Question is ambigious. Median speed may be referring to median speed of the all animals in the dataframe or just the median speed hoppers in the dataframe. We will interpret the question to be referring to the median speed of all animals. 

In [None]:
Mammals['speed'].median()

In [None]:
Mammals['speed'] > Mammals['speed'].median()

In [None]:
Mammals_speed_above_median = Mammals[Mammals['speed'] > Mammals['speed'].median()]
Mammals_speed_above_median

In [None]:
Mammals_speed_above_median['hoppers'] == True

In [None]:
Mammals_speed_above_median[Mammals_speed_above_median['hoppers'] == True]

In [None]:
Mammals_speed_above_median[Mammals_speed_above_median['hoppers'] == True].index

In [None]:
number_hoppers_speed_above_median = len(Mammals_speed_above_median[Mammals_speed_above_median['hoppers'] == True].index)
number_hoppers_speed_above_median

### What percentage is this?

Question is ambiguous. Can be interpreted in several ways:
1. Within all animals, what percentage are hoppers that have a speed above the median
2. Within hoppers, what percentage have a speed above the median

Furthermore, which median are we referring to? The median of all animals or just hoppers?

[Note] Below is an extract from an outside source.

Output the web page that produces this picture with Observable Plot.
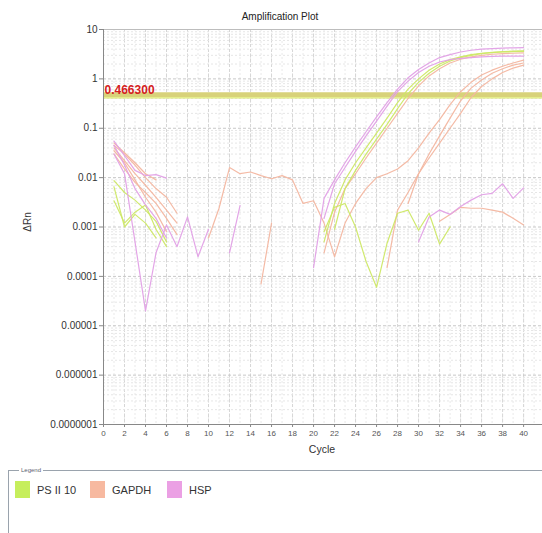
<!DOCTYPE html>
<html><head><meta charset="utf-8">
<script src="https://cdn.jsdelivr.net/npm/d3@7"></script>
<script src="https://cdn.jsdelivr.net/npm/@observablehq/plot@0.6"></script>
<style>
body{margin:0;background:#fff;font-family:"Liberation Sans",Arial,sans-serif;}
#wrap{position:relative;width:542px;height:533px;overflow:hidden;background:#fff;}
#chart{position:absolute;left:0;top:0;}
#title{position:absolute;top:11px;left:0;width:560px;text-align:center;font-size:10px;color:#222;}
#ylab{position:absolute;left:27px;top:222px;transform:translate(-50%,-50%) rotate(-90deg);font-size:10px;color:#333;}
#xlab{position:absolute;left:322px;top:449px;transform:translate(-50%,-50%);font-size:10.5px;color:#333;}
#legend{position:absolute;left:8px;top:470px;width:560px;height:80px;border-top:1px solid #9aa3ad;border-left:1px solid #9aa3ad;}
#legend .cap{position:absolute;left:10px;top:-5px;font-size:6px;color:#5a6170;background:#fff;padding:0 2px;line-height:8px;}
#legend .item{position:absolute;top:10px;display:flex;align-items:center;font-size:11px;color:#333;}
#legend .sw{width:15px;height:17px;margin-right:7px;}
</style></head>
<body>
<div id="wrap">
  <div id="chart"></div>
  <div id="title">Amplification Plot</div>
  <div id="ylab">ΔRn</div>
  <div id="xlab">Cycle</div>
  <div id="legend"><span class="cap">Legend</span></div>
</div>
<script>
const _ = null;
// Delta Rn per cycle (cycles 1..40), null = not plottable (<= 0)
const hsp1 = [.055,.028,.014,.011,.0115,.0098,_,_,_,_,_,_,_,_,_,_,_,_,_,.00015,.0038,.009,.02,.042,.085,.17,.33,.62,1.05,1.55,2.1,2.7,3.1,3.5,3.8,4.0,4.1,4.2,4.25,4.3];
const hsp2 = [.045,.018,.006,.0028,.0015,.0006,_,_,_,_,_,_,_,_,_,_,_,_,_,_,.0015,.0075,.016,.034,.07,.14,.28,.55,.9,1.35,1.8,2.2,2.45,2.6,2.7,2.8,2.85,2.9,2.9,2.9];
const hsp3 = [.03,.012,.0005,.00002,.0003,.0011,.0004,.0016,.00025,.0009,_,.0003,.0027,_,_,_,_,_,_,_,_,_,_,_,_,_,_,_,_,.0005,.0016,.0022,.0018,.0026,.0035,.0045,.0048,.0075,.0038,.0062];
const ps1 = [.0087,.005,.0035,.0022,.0013,.0005,_,_,_,_,_,_,_,_,_,_,_,_,_,_,.0005,.003,.009,.02,.04,.08,.16,.33,.62,1.0,1.5,2.0,2.45,2.8,3.1,3.3,3.45,3.55,3.65,3.7];
const ps2 = [.0034,.0012,.002,.0028,.0009,.0004,_,_,_,_,_,_,_,_,_,_,_,_,_,_,_,.0009,.006,.014,.03,.06,.12,.25,.5,.85,1.3,1.8,2.3,2.7,3.0,3.25,3.4,3.5,3.55,3.6];
const ps3 = [.0065,.001,.0018,.0012,.0006,_,_,_,_,_,_,_,_,_,_,_,_,_,_,_,.0008,.0025,.003,.001,.0002,.00006,.00047,.0019,.0022,.00086,.0019,.00045,.001,_,_,_,_,_,_,_];
const gapdh1 = [.045,.03,.018,.01,.006,.004,.0019,_,_,.0006,.0024,.016,.012,.013,.011,.0095,.011,.009,.003,.0034,.0012,.00025,.0012,.003,.006,.01,.012,.015,.022,.04,.08,.15,.3,.55,.85,1.2,1.5,1.8,2.1,2.4];
const gapdh2 = [.04,.022,.012,.007,.004,.0022,.0012,_,_,_,_,_,_,_,.00007,.0012,_,_,_,_,_,_,_,_,_,_,.00015,.0022,.005,.012,.03,.07,.16,.36,.65,.95,1.3,1.6,1.9,2.1];
const gapdh3 = [.05,.032,.02,.012,.009,_,_,_,_,_,_,_,_,_,_,_,_,_,_,_,_,_,_,_,_,_,_,_,.003,.012,.025,.05,.1,.2,.42,.7,1.0,1.35,1.65,1.9];
const gapdh4 = [.035,.02,.009,.004,.002,.0008,_,_,_,_,_,_,_,_,_,_,_,_,_,_,_,_,_,_,_,_,_,_,_,_,_,.0013,.0018,.0025,.0024,.0024,.0022,.002,.0015,.0011];
const gapdh5 = [.03,.015,.008,.005,.003,.0015,.0007,_,_,_,_,_,_,_,_,_,_,_,_,_,.0003,.002,.006,.012,.025,.05,.1,.2,.4,.72,1.15,1.6,2.1,2.5,2.8,3.0,3.15,3.25,3.3,3.35];

const targets = ["PS II 10", "GAPDH", "HSP"];
const targetColors = ["#cde866", "#f3b6a0", "#e2a0e6"];
const swatchColors = ["#c6ee5c", "#f7b9a0", "#eba0e4"];
const threshold = 0.4663;
const yTicks = [10, 1, 0.1, 0.01, 0.001, 0.0001, 0.00001, 0.000001, 0.0000001];
const yTickLabels = ["10","1","0.1","0.01","0.001","0.0001","0.00001","0.000001","0.0000001"];
const xTicks = [0,2,4,6,8,10,12,14,16,18,20,22,24,26,28,30,32,34,36,38,40];

const wells = [
  {target:"GAPDH", v:gapdh1},{target:"GAPDH", v:gapdh2},{target:"GAPDH", v:gapdh3},{target:"GAPDH", v:gapdh4},{target:"GAPDH", v:gapdh5},
  {target:"PS II 10", v:ps1},{target:"PS II 10", v:ps2},{target:"PS II 10", v:ps3},
  {target:"HSP", v:hsp1},{target:"HSP", v:hsp2},{target:"HSP", v:hsp3}
];
const rows = [];
wells.forEach((w, k) => w.v.forEach((val, i) => rows.push({well:k, target:w.target, cycle:i+1, rn: val == null ? NaN : val})));

const minorY = [];
for (let e = -7; e < 1; e++) for (let m = 2; m <= 9; m++) minorY.push(m * Math.pow(10, e));
const labelOf = new Map(yTicks.map((t,i)=>[t, yTickLabels[i]]));
const colorOf = new Map(targets.map((t,i)=>[t, targetColors[i]]));

const chart = Plot.plot({
  width: 542, height: 460,
  marginLeft: 103, marginRight: 0, marginTop: 29, marginBottom: 36,
  style: {fontFamily: "'Liberation Sans', Arial, sans-serif", background: "#fff"},
  x: {domain: [0, 41.8], axis: null},
  y: {type: "log", domain: [1e-7, 10], axis: null},
  marks: [
    Plot.ruleX(d3.range(1, 42), {stroke: "#e9e9e9", strokeDasharray: "2,2"}),
    Plot.ruleX(xTicks, {stroke: "#d6d6d6", strokeDasharray: "3,2"}),
    Plot.ruleY(minorY, {stroke: "#e6e6e6", strokeDasharray: "2,2"}),
    Plot.ruleY(yTicks, {stroke: "#c8c8c8", strokeDasharray: "3,2"}),
    Plot.ruleY([threshold], {stroke: "#d8d27a", strokeWidth: 6}),
    Plot.ruleY([threshold], {stroke: "#e4ee8c", strokeWidth: 1.5, dy: 2.5}),
    Plot.line(rows, {x: "cycle", y: "rn", z: "well", stroke: d => colorOf.get(d.target), strokeWidth: 1.2, strokeOpacity: 0.95}),
    Plot.text([threshold], {x: 0, y: d => d, text: d => d3.format(".6f")(d), textAnchor: "start", dx: 1, dy: -5, fill: "#d42020", fontWeight: "bold", fontSize: 12}),
    Plot.ruleY([10], {stroke: "#bdbdbd"}),
    Plot.ruleX([0], {stroke: "#888"}),
    Plot.ruleY([1e-7], {stroke: "#888"}),
    Plot.axisY({ticks: yTicks, tickFormat: d => labelOf.get(d), tickSize: 4, tickPadding: 2, fontSize: 10, label: null, stroke: "#888", color: "#333"}),
    Plot.axisX({ticks: xTicks, tickFormat: d => String(d), tickSize: 3, tickPadding: 3, fontSize: 8, label: null, stroke: "#888", color: "#555"})
  ]
});
document.getElementById("chart").appendChild(chart);

const legend = document.getElementById("legend");
const lefts = [6, 81, 158];
targets.forEach((t, i) => {
  const it = document.createElement("div");
  it.className = "item";
  it.style.left = lefts[i] + "px";
  const sw = document.createElement("span");
  sw.className = "sw";
  sw.style.background = swatchColors[i];
  const tx = document.createElement("span");
  tx.textContent = t;
  it.appendChild(sw); it.appendChild(tx);
  legend.appendChild(it);
});
</script>
</body></html>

We will interpret the question as follows:
Within all animals, what percentage are hoppers that have a speed above the median speed of all animals. 

In [None]:
Mammals.index

In [None]:
len(Mammals.index)

In [None]:
percentage_hoppers_above_median_speed = number_hoppers_speed_above_median / len(Mammals.index) * 100
percentage_hoppers_above_median_speed

# END